Another way that OHO has helped is by linking us with worthwhile charities and causes. OHO has deep relationships with a wide range of great charities and projects. Working with OHO enabled us to tap into these projects and took the hard work out finding and vetting projects that aligned with our company philosophy. OHO also ensured that these organisations understood our vision and were committed to providing us with regular feedback that we could use to demonstrate outcomes to our staff and stakeholders.

What practical initiatives have you implemented since working with OHO?


Registered Nutritionist Phil Sooveere proudly displaying translated booklets on a sanitation and nutrition program in Myanmar funded by a HHC grant

We are involved in all five streams of the OHO Social Enterprise Scheme. We provide 1: financial contributions, 2: product and service contributions, 3: time and resource contributions, 4: community contributions, and 5: the one percent contribution – in fact we’ve gone over and above this and allocate 10% of our annual turn over to community projects and good causes. As our business is rooted in the holistic medicine and health and wellness space, we like to support projects and charities that are also working in this space. Our preference is to support projects within our local community and within Australia however we have also provided financial and product contributions to international projects. OHO has helped us to look at where we can create the biggest impact with our resources, and sometimes this is overseas in developing countries.

What challenges has your company encountered in this process?

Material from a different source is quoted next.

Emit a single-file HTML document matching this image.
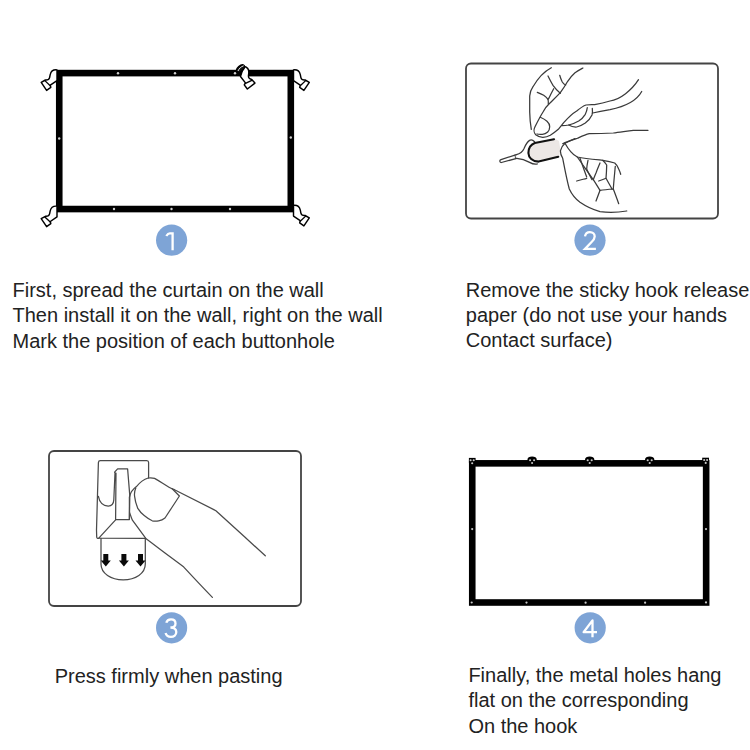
<!DOCTYPE html>
<html><head><meta charset="utf-8"><style>
html,body{margin:0;padding:0;background:#fff;width:750px;height:750px;overflow:hidden}
svg{display:block}
.t{font-family:"Liberation Sans",sans-serif;font-size:20px;fill:#222}
.n{font-family:"Liberation Sans",sans-serif;font-size:25px;fill:#fff}
.ln{fill:none;stroke:#444;stroke-width:1.3;stroke-linecap:round;stroke-linejoin:round}
</style></head><body>
<svg width="750" height="750" viewBox="0 0 750 750">
<defs><g id="hook"><path d="M57,69.9 C53.2,69.5 51,71.2 50.2,74.6 L49.6,77.6 C49.2,79.4 47.8,80.2 45.4,80 L41.2,82.4 L46.6,90.4 L50.8,87.4 L50.3,85.2 L57,80.6 Z" fill="#fff" stroke="#000" stroke-width="1.45" stroke-linejoin="round"/><path d="M44.6,80.4 L50.5,86" fill="none" stroke="#000" stroke-width="1.3"/></g></defs>
<!-- Panel 1 frame -->
<g id="p1">
<rect x="59.25" y="73.1" width="231.55" height="135.95" fill="none" stroke="#000" stroke-width="6.6"/>
<g fill="#d0d0d0"><circle cx="118" cy="73.3" r="1.2"/><circle cx="175" cy="73.3" r="1.2"/><circle cx="235" cy="73.3" r="1.2"/>
<circle cx="114" cy="209" r="1.2"/><circle cx="171.5" cy="209" r="1.2"/><circle cx="230" cy="209" r="1.2"/>
<circle cx="59.2" cy="138.5" r="1.2"/><circle cx="290.8" cy="137.5" r="1.2"/></g>
<use href="#hook"/>
<use href="#hook" transform="translate(0,136.3)"/>
<use href="#hook" transform="translate(350.5,0) scale(-1,1)"/>
<use href="#hook" transform="translate(350.5,135.5) scale(-1,1)"/>
<use href="#hook" transform="translate(244.7,66.7) rotate(18) translate(-294.5,-70) translate(350.5,0) scale(-1,1)"/>
<ellipse cx="240.6" cy="68.6" rx="4.6" ry="2.7" transform="rotate(-42 240.6 68.6)" fill="#111" stroke="#000" stroke-width="1.4"/><path d="M238,71 C239,68.6 241,66.6 243.6,65.8" fill="none" stroke="#fff" stroke-width="0.9"/>
</g>
<!-- Panel 2 box -->
<rect x="466" y="63.5" width="252" height="155" rx="5" fill="none" stroke="#444" stroke-width="1.8"/>
<g id="p2d" fill="none" stroke="#3a3a3a" stroke-width="1.25" stroke-linecap="round" stroke-linejoin="round">
<!-- paper fill -->
<path d="M533,142.5 L554.5,138.6 L559,141 L560.6,151 L558.8,157 L540,162 L531,158.5 L528.6,151 Z" fill="#ece7e5" stroke="none"/>
<!-- pin + hook head -->
<path d="M516.4,154.6 L501,159.6 C499.3,160.2 499.4,162.6 501.4,162.5 L516.8,158.4" />
<path d="M515,155.1 L515.6,158.7" stroke-width="0.9"/>
<path d="M516.4,154.6 C519.6,153.8 522.2,152.6 523.8,149 C525.2,145.6 527,142 529.6,140.4 C531.4,139.4 533.2,140.4 534.6,141.8" fill="#fff"/>
<path d="M516.8,158.4 C521,158.8 525.6,160.2 529.6,162.4 C532,163.8 534.6,164.6 537.4,164"/>
<!-- black U -->
<path d="M554,139.2 L534.8,143 C530.6,144.6 528.4,148.6 528.4,153 C528.6,157.6 532.2,161.2 538.6,161.6 L558.3,156.8" stroke="#111" stroke-width="2.1"/>
<!-- upper hand -->
<path d="M551.3,67.7 C545,71 538,78 533,86.7 C531,89.6 529.8,92 529.7,96 L529.7,112 C529.8,118 530.4,124 531.3,129.3"/>
<path d="M582.9,68 C580,69.6 577.4,71 575,72.7 C571.8,75.5 569.6,78.4 567.7,81.3 C565.2,85.6 562.8,89.4 560.3,92.7 C556.8,96.6 553,100 549.7,103.3 C546.4,106.4 544.2,109.4 543,112 C541.4,114.6 539.6,117.6 535,126.7 C533.6,129.4 533.8,133 535.7,134.7 C538.2,136.6 540.6,137.4 543,137.3 C546,137.2 548.2,136.4 550.3,135.3 C553.4,133.4 555.6,131.6 558.3,129.3 C560,127.4 561.6,125.4 563.7,122.7 C567.8,118 572,113.8 576.7,111 C579.6,108.6 582.6,106.2 586,105 C589,104.6 591.8,104.8 594.7,104.7 C600,103.6 605,102.4 610,101 C620,99.6 632,90 638.5,79.7"/>
<path d="M548,76 C549.6,79.2 551.2,82.4 553,85.3 C555.4,88.6 557.8,91.2 560.3,93.3"/>
<path d="M559.7,75.3 C560.6,77.8 561.2,80 562.3,82 C563.2,83.4 564.4,84.4 565.7,85"/>
<path d="M537.3,92.3 C539.6,93.2 541.8,94.2 543.7,95.3 C545.6,96.6 547,98 548,99.3 C548.4,100.8 548.4,102.4 548.3,104"/>
<path d="M553.7,88.7 C552,91.8 550.4,94.8 549,98 L548,99.3"/>
<path d="M540.3,117.3 C542.8,118.4 545,119.6 547,121.3 C548.8,123 549.8,124.8 549.7,126.7 C549.6,129 549,130.8 547.7,132 C546,133.6 544.2,134.2 542.3,134.3 C540.4,134.4 538.6,134.4 537,134"/>
<path d="M587.3,107.7 C587,110 586.4,112.2 585.3,114.3 C583.6,117 581.4,119.2 578.7,121 C575.6,122.8 572.2,124.2 568.7,125 C566.4,125.4 564.2,125.6 562,125.7"/>
<path d="M592.3,108.3 C592.6,110.6 592.6,112.8 592,115 C590.6,118.2 588.2,120.8 585.3,123 C582.6,124.8 579.8,126.4 576.7,127 C573.8,127.2 571,126.4 568.7,125"/>
<path d="M592.7,113 C598.4,111.8 603.8,110.8 610,109.7 C622,107.2 636,102 641.7,91.5"/>
<!-- lower hand -->
<path d="M648,130.3 C643,130.4 638,130.2 633.3,130.3 C626,131.2 619,132.4 613.3,133 C604,133.4 596,133.6 589.3,133.7 C585,134.8 581.2,136.6 577.3,138.3 C572.6,139.8 567.4,141.2 562.7,143.7"/>
<path d="M575,138.7 C571.4,140.2 567.8,141.8 565,143.3 C562.8,145.2 561,148 560.4,150.9 C560.4,153.4 561.2,155.8 562.7,158.3 C564.6,168 566.6,179 569.3,189 C572,194.8 575.6,199 580,202.3 C586,206.4 592.6,209.6 600,211.7 C609,213 618,212.6 626.7,211"/>
<path d="M565,143.3 C566.6,146.2 568.4,149.2 570.7,151.7 C572.6,154 574.8,155.8 577.3,157 C585,158.6 594,159.4 602.7,160.3 C607,161 611,161.8 614.7,163 C616.6,164.6 618,166.8 618.7,169 C619.6,170.8 620.2,172.6 620.7,174.3"/>
<path d="M577.3,157 C582.4,164.4 588,172 593.3,179.7 C595.6,183.2 597.8,186.8 600,190.3 C598.8,193.8 597.4,197.4 596,201"/>
<path d="M600,190.3 C604.4,189.8 608.8,189.4 613.3,189 C615.2,194 617,198.8 618.7,203.7"/>
<path d="M613.3,189 C613.8,181.4 614.6,173.8 615.3,166.3"/>
<path d="M588,160.3 C587.4,163.2 586.8,166 586.7,169 C588.2,172.6 590,176 592,179.7"/>
<path d="M600,163 C598.6,166.4 597.2,169.6 596,173 C595,175.2 594.2,177.4 593.3,179.7"/>
<path d="M602.7,160.3 C604.2,161.8 605.6,163.4 606.7,165 C606.6,169.4 606.4,173.8 606,178.3 C603.6,179.4 601.2,180.2 598.7,181"/>
<path d="M606,178.3 C608,181.8 610,185.4 612,189"/>
<path d="M576.7,181 C580,180 583.4,179.2 586.7,178.3"/>
<path d="M580,158.3 C582.2,164.6 584.4,170.8 586.7,177"/>
</g>
<!-- Panel 3 box -->
<rect x="49" y="451" width="252" height="155" rx="5" fill="none" stroke="#444" stroke-width="1.8"/>
<g id="p3d" fill="none" stroke="#4a4a4a" stroke-width="1.25" stroke-linecap="round" stroke-linejoin="round">
<!-- pad -->
<path d="M148.6,478 L148.6,462.6 C148.6,461.4 147.9,460.7 146.8,460.7 L100.4,460.7 C99.2,460.7 98.5,461.4 98.4,462.6 L96.5,530 L96.7,537 C96.8,538 97.6,538.6 98.8,538.4"/>
<!-- slot -->
<path d="M98.4,496.4 C99.4,502.4 103.4,506 108.2,506 C111.8,506 113.6,503.4 113.8,500 L115,473 L114.6,472.2 L117.6,468.8 L127.6,468.8 L129.8,495.6 L129.4,519.6 L115.6,519.6 L116,473"/>
<!-- trapezoid & U -->
<path d="M115.6,519.8 L98.8,538.2 L145.8,538.4"/>
<path d="M101,538.4 L101,564 C101,573.4 111,579.8 123.2,579.8 C135.6,579.8 145.3,573.4 145.3,564 L145.3,538.6"/>
<!-- thumb -->
<path d="M129.6,512.6 C130.6,515.4 131.4,518 132.4,520.2 L145.8,538.4 C152,543 158,547.6 165,553 C171.4,557.8 177.6,562.4 183.8,567.1 C193,577 202.4,587 212.4,597.4"/>
<path d="M129.4,519 L129.4,497.2 C130.4,492.4 132.8,489.2 136.2,486.8 C139.8,482.4 143.6,479.4 148.2,478 C150.4,477.8 152.6,477.8 154.6,478.4 C159.6,481.2 164.2,484.4 169,487.2 C171.4,488.6 173.2,489.2 175,490 C188,496.6 202,503.6 215.9,510.7 C232,525.4 249,540.8 265.3,555.8"/>
<path d="M135.8,488 C134.6,490.8 134.2,493.6 134.6,496.4 C135,500.4 136.2,504.6 137.8,508.4 C139.6,511.4 141.8,513.6 144.2,515.6 C146.8,517.8 149.4,519.6 152.2,520.8 C154.4,521.2 156.4,521.2 158.6,520.8 C161,520.4 163.2,519.4 165,518 C169.8,510.6 174.6,503.4 179.4,496 C177,493.6 174.6,491.2 172.2,488.8"/>
</g>
<g fill="#0a0a0a">
<path d="M103.3,554 L108.3,554 L108.3,560.4 L110.8,560.4 L105.8,566.6 L100.8,560.4 L103.3,560.4 Z"/>
<path d="M121.4,554 L126.4,554 L126.4,560.4 L128.9,560.4 L123.9,566.6 L118.9,560.4 L121.4,560.4 Z"/>
<path d="M138,554 L143,554 L143,560.4 L145.5,560.4 L140.5,566.6 L135.5,560.4 L138,560.4 Z"/>
</g>
<!-- Panel 4 frame -->
<g id="p4">
<rect x="472.25" y="463.35" width="233.9" height="139.15" fill="none" stroke="#000" stroke-width="6.6"/>
<defs><g id="bump"><path d="M-4.7,461 L-4.7,460 C-4.7,457.6 -2.6,456.6 0,456.6 C2.6,456.6 4.7,457.6 4.7,460 L4.7,461 Z" fill="#000"/>
<g fill="#c8c8c8"><circle cx="-2" cy="460.2" r="1.05"/><circle cx="2" cy="460.2" r="1.05"/><circle cx="0" cy="463" r="1.05"/></g></g></defs>
<use href="#bump" x="532.1"/><use href="#bump" x="589.7"/><use href="#bump" x="649.7"/>
<rect x="468.9" y="457.9" width="6.7" height="5" fill="#000"/>
<rect x="702.2" y="457.7" width="6.8" height="5" fill="#000"/>
<g fill="#c8c8c8">
<circle cx="470.6" cy="460.3" r="1.05"/><circle cx="473.7" cy="460.3" r="1.05"/><circle cx="472.2" cy="463.2" r="1.05"/>
<circle cx="704.2" cy="460" r="1.05"/><circle cx="707.1" cy="460" r="1.05"/><circle cx="705.7" cy="462.9" r="1.05"/>
<circle cx="471.7" cy="602.5" r="1.1"/><circle cx="706" cy="602.4" r="1.1"/>
<circle cx="526.5" cy="602.6" r="1.1"/><circle cx="585.6" cy="602.7" r="1.1"/><circle cx="645.1" cy="602.7" r="1.1"/>
<circle cx="472.2" cy="529.1" r="1.1"/><circle cx="706" cy="529.1" r="1.1"/>
</g>
</g>

<!-- circles -->
<circle cx="171.6" cy="240.2" r="15.6" fill="#7ea4d6"/>
<circle cx="590" cy="240.2" r="15.6" fill="#7ea4d6"/>
<circle cx="171.6" cy="627.8" r="15.6" fill="#7ea4d6"/>
<circle cx="590.2" cy="627.8" r="15.6" fill="#7ea4d6"/>

<g fill="none" stroke="#fff" stroke-width="2.3" stroke-linecap="butt" stroke-linejoin="miter">
<path d="M166.3,236 C167.2,234.6 168.2,233.4 169.8,233.4 L172.6,233.4 L172.6,250.2"/>
<path d="M585,236.4 C585.5,233.6 587.4,232.2 589.9,232.2 C592.7,232.2 594.7,234 594.7,236.6 C594.7,238.7 593.5,240.2 591.6,242 L585,248.9 L595.9,248.9"/>
<path d="M166.3,622.8 C166.9,620.5 168.7,619.4 171,619.4 C173.7,619.4 175.5,621.1 175.5,623.5 C175.5,625.9 173.6,627.5 170.4,627.5 C173.9,627.5 176.3,629.3 176.3,632.1 C176.3,635.1 173.9,636.9 170.9,636.9 C168.2,636.9 166.2,635.5 165.6,633"/>
<path d="M592.5,637.2 L592.5,620.4 L583.6,632.2 L597,632.2" stroke-linejoin="round"/>
</g>
<!-- texts -->
<text class="t" x="12.5" y="297">First, spread the curtain on the wall</text>
<text class="t" x="12.5" y="322.2">Then install it on the wall, right on the wall</text>
<text class="t" x="12.5" y="347.5">Mark the position of each buttonhole</text>
<text class="t" x="465.8" y="296.6">Remove the sticky hook release</text>
<text class="t" x="465.8" y="322">paper (do not use your hands</text>
<text class="t" x="465.8" y="347">Contact surface)</text>
<text class="t" x="54.7" y="683">Press firmly when pasting</text>
<text class="t" x="468.4" y="682">Finally, the metal holes hang</text>
<text class="t" x="468.4" y="707.3">flat on the corresponding</text>
<text class="t" x="468.4" y="732.7">On the hook</text>
</svg>
</body></html>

As our company was already committed to the principles of social enterprise, we haven’t had to make too many significant changes. Partnering with OHO has actually made it easier for us to do what we were already doing. There have been times however when the company has been under financial strain and it has been difficult to remain committed to our social causes. During these times, it has helped us to reflect on our core values and remind ourselves of the reasons we are engaged in social enterprise.

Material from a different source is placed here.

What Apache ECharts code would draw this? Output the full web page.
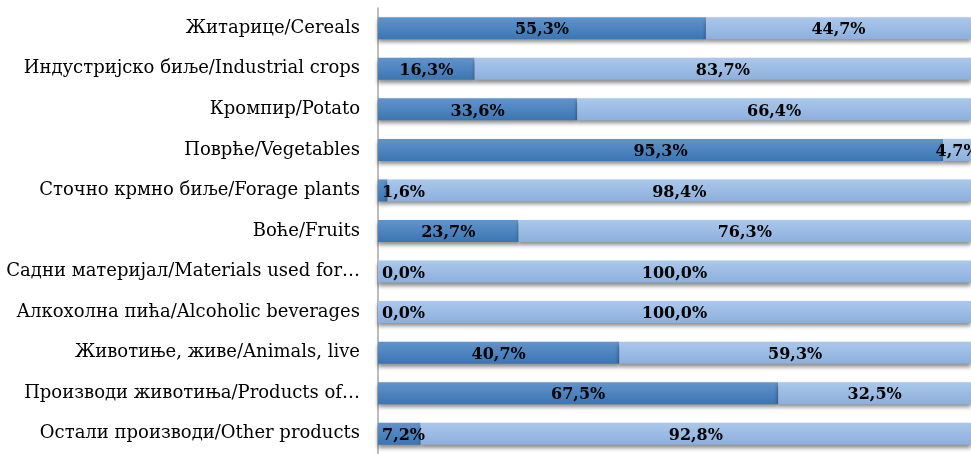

Has your company profited from its involvement with OHO?

HHC has definitely benefited from its involvement with OHO. The feedback we receive from customers indicates that they are now aware and engaged in the projects and causes we are supporting through our work. The most unexpected benefit however has been the positive impact on our staff. Providing staff with feedback on our social enterprise initiatives has really boosted morale. Staff are noticeably more engaged, motivated and happy at work and report that they are proud to work for an organisation that is doing good and giving back to society. Even staff members who are engaged in the more mundane aspects of the company, at lower levels of responsibility, feel that they are making a difference by working for an organisation that is giving back to the community.

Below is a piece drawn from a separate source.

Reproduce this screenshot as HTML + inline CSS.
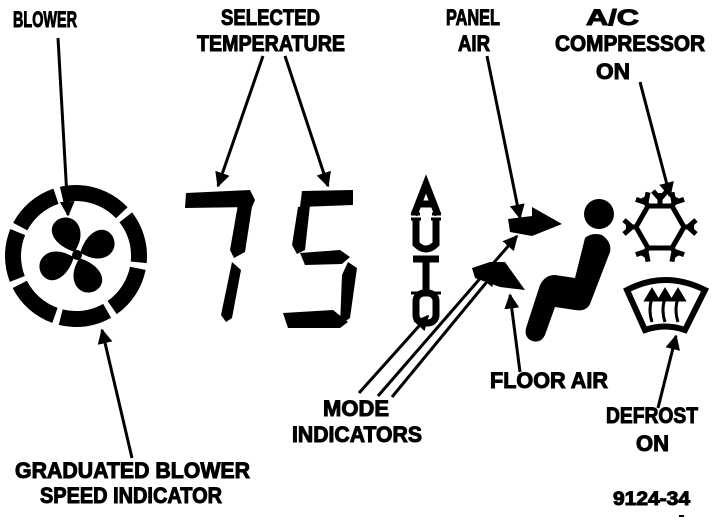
<!DOCTYPE html>
<html><head><style>html,body{margin:0;padding:0;background:#fff}svg{display:block}
text{font-family:"Liberation Sans",sans-serif;font-weight:bold;fill:#000;stroke:#000;stroke-width:1}</style></head>
<body>
<svg width="720" height="524" viewBox="0 0 720 524" xmlns="http://www.w3.org/2000/svg">
<defs>
<marker id="ah" viewBox="0 0 10 10" refX="9" refY="5" markerWidth="5" markerHeight="5" orient="auto"><path d="M0,0L10,5L0,10z"/></marker>
</defs>
<g font-size="22">
<text x="13" y="27" textLength="64" lengthAdjust="spacingAndGlyphs">BLOWER</text>
<text x="221" y="25" textLength="99" lengthAdjust="spacingAndGlyphs">SELECTED</text>
<text x="197" y="51" textLength="148" lengthAdjust="spacingAndGlyphs">TEMPERATURE</text>
<text x="446" y="25" textLength="54" lengthAdjust="spacingAndGlyphs">PANEL</text>
<text x="458" y="51" textLength="32" lengthAdjust="spacingAndGlyphs">AIR</text>
<text x="586" y="25" textLength="53" lengthAdjust="spacingAndGlyphs">A/C</text>
<text x="555" y="51" textLength="150" lengthAdjust="spacingAndGlyphs">COMPRESSOR</text>
<text x="596" y="79" textLength="34" lengthAdjust="spacingAndGlyphs">ON</text>
<text x="15" y="478" textLength="235" lengthAdjust="spacingAndGlyphs">GRADUATED BLOWER</text>
<text x="40" y="503" textLength="182" lengthAdjust="spacingAndGlyphs">SPEED INDICATOR</text>
<text x="323" y="416" textLength="66" lengthAdjust="spacingAndGlyphs">MODE</text>
<text x="292" y="442" textLength="130" lengthAdjust="spacingAndGlyphs">INDICATORS</text>
<text x="490" y="388" textLength="118" lengthAdjust="spacingAndGlyphs">FLOOR AIR</text>
<text x="606" y="423" textLength="92" lengthAdjust="spacingAndGlyphs">DEFROST</text>
<text x="636" y="451" textLength="33" lengthAdjust="spacingAndGlyphs">ON</text>
<text x="613" y="505" font-size="19" textLength="77" lengthAdjust="spacingAndGlyphs">9124-34</text>
</g>
<rect x="679" y="515" width="5" height="2"/>
<g stroke="#000" stroke-width="3" fill="none" marker-end="url(#ah)">
<line x1="58" y1="38" x2="68" y2="215"/>
<line x1="132" y1="458" x2="102" y2="330"/>
<line x1="263" y1="56" x2="218" y2="186"/>
<line x1="285" y1="56" x2="328" y2="186"/>
<line x1="487" y1="56" x2="520" y2="218"/>
<line x1="640" y1="82" x2="670" y2="196"/>
<line x1="520" y1="372" x2="510" y2="295"/>
<line x1="658" y1="408" x2="676" y2="336"/>
<line x1="359" y1="393" x2="428" y2="316"/>
<line x1="378" y1="396" x2="517" y2="236"/>
<line x1="392" y1="397" x2="495" y2="272"/>
</g>
<g fill="none" stroke="#000" stroke-width="16" stroke-dasharray="48 6" transform="rotate(-87 76 256)">
<circle cx="76" cy="256" r="63"/>
</g>
<g transform="translate(77,255)">
<g id="bl"><path d="M-2,-3 C-25,-10 -32,-28 -18,-36 C-5,-42 8,-30 2,-12 Z"/></g>
<use href="#bl" transform="rotate(90)"/><use href="#bl" transform="rotate(180)"/><use href="#bl" transform="rotate(270)"/>
<circle r="5"/>
</g>
<g fill="#000">
<path d="M186,193 L250,190 L255,200 L252,207 L185,208 Z"/>
<path d="M240,193 L253,200 L245,252 L234,258 L230,250 Z"/>
<path d="M232,262 L241,270 L232,318 L226,322 L221,315 Z"/>
<path d="M302,191 L353,190 L353,205 L300,207 Z"/>
<path d="M298,207 L310,205 L305,250 L297,254 L292,245 Z"/>
<path d="M300,253 L340,250 L350,257 L342,264 L305,265 Z"/>
<path d="M348,262 L357,268 L350,318 L340,325 L342,275 Z"/>
<path d="M283,313 L333,310 L348,322 L340,328 L288,328 Z"/>
</g>
<g fill="none" stroke="#000" stroke-width="7">
<path d="M414,215 L426,184 L438,215 M418,204 L434,204"/>
<path d="M416,219 L416,244 Q426,254 436,244 L436,219"/>
<path d="M413,259 L439,259 M426,259 L426,290"/>
<rect x="416" y="293" width="20" height="30" rx="8"/>
</g>
<path d="M411,214h9M432,214h9M411,219h10M431,219h10M411,293h10M431,293h10" stroke="#000" stroke-width="3"/>
<path d="M508,219 L532,216 L532,207 L562,224 L532,236 L510,232 Z"/>
<path d="M472,268 L490,262 L505,262 L525,290 L500,287 L475,278 Z"/>
<circle cx="599" cy="214" r="15"/>
<path d="M585,238 Q592,232 602,235 Q612,242 610,252 L590,304 Q586,312 575,310 L555,307 L545,335 Q540,345 530,340 Q523,335 527,325 L540,285 Q545,275 555,275 L575,278 Z"/>
<g stroke="#000" stroke-width="5" fill="none">
<polygon points="648,206 672,206 684,227 672,248 648,248 636,227"/>
<g transform="translate(660,227)">
<g id="sp"><line x1="0" y1="-22" x2="0" y2="-34"/><line x1="0" y1="-28" x2="-7" y2="-36"/><line x1="0" y1="-28" x2="7" y2="-36"/></g>
<use href="#sp" transform="rotate(90)"/><use href="#sp" transform="rotate(270)"/>
<use href="#sp" transform="rotate(-30)"/><use href="#sp" transform="rotate(150)"/><use href="#sp" transform="rotate(-150)"/><use href="#sp" transform="rotate(30)"/>
</g>
</g>
<path d="M627,290 Q665,270 705,290 L685,330 Q665,323 645,330 Z" fill="none" stroke="#000" stroke-width="6"/>
<g stroke="#000" stroke-width="3" fill="#000">
<path d="M652,322 Q648,310 652,298" fill="none"/><path d="M646,300 L652,290 L658,300 Z"/>
<path d="M665,322 Q661,310 665,298" fill="none"/><path d="M659,300 L665,290 L671,300 Z"/>
<path d="M678,322 Q674,310 678,298" fill="none"/><path d="M672,300 L678,290 L684,300 Z"/>
</g>
</svg>
</body></html>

Do you have any tips for companies contemplating transitioning from a for-profit to a a not-just-for-profit? 

The three tips that I would offer to companies interested in becoming more socially engaged are:

Choose projects that really resonate with your customers and staff. The projects that we support are all in the health and wellness space as this is our primary business.

Commitment to the cause is essential.  Companies must be prepared to invest time, energy and resources and commitment from senior management is essential. If you invest in your social enterprise strategy then you will be richly rewarded.

A community HELP Grant in 2011 funded treatment tables for Hands On Health Australia to distribute to projects across the globe.

A community HELP Grant in 2011 funded treatment tables for Hands On Health Australia to distribute to projects across the globe.

Seek help from an expert organisation such as OHO to guide you through the process. This will ultimately save you time and money and will take a lot of the guess work out of the process. Seeking help from an expert organisation will also help you build a successful social enterprise strategy.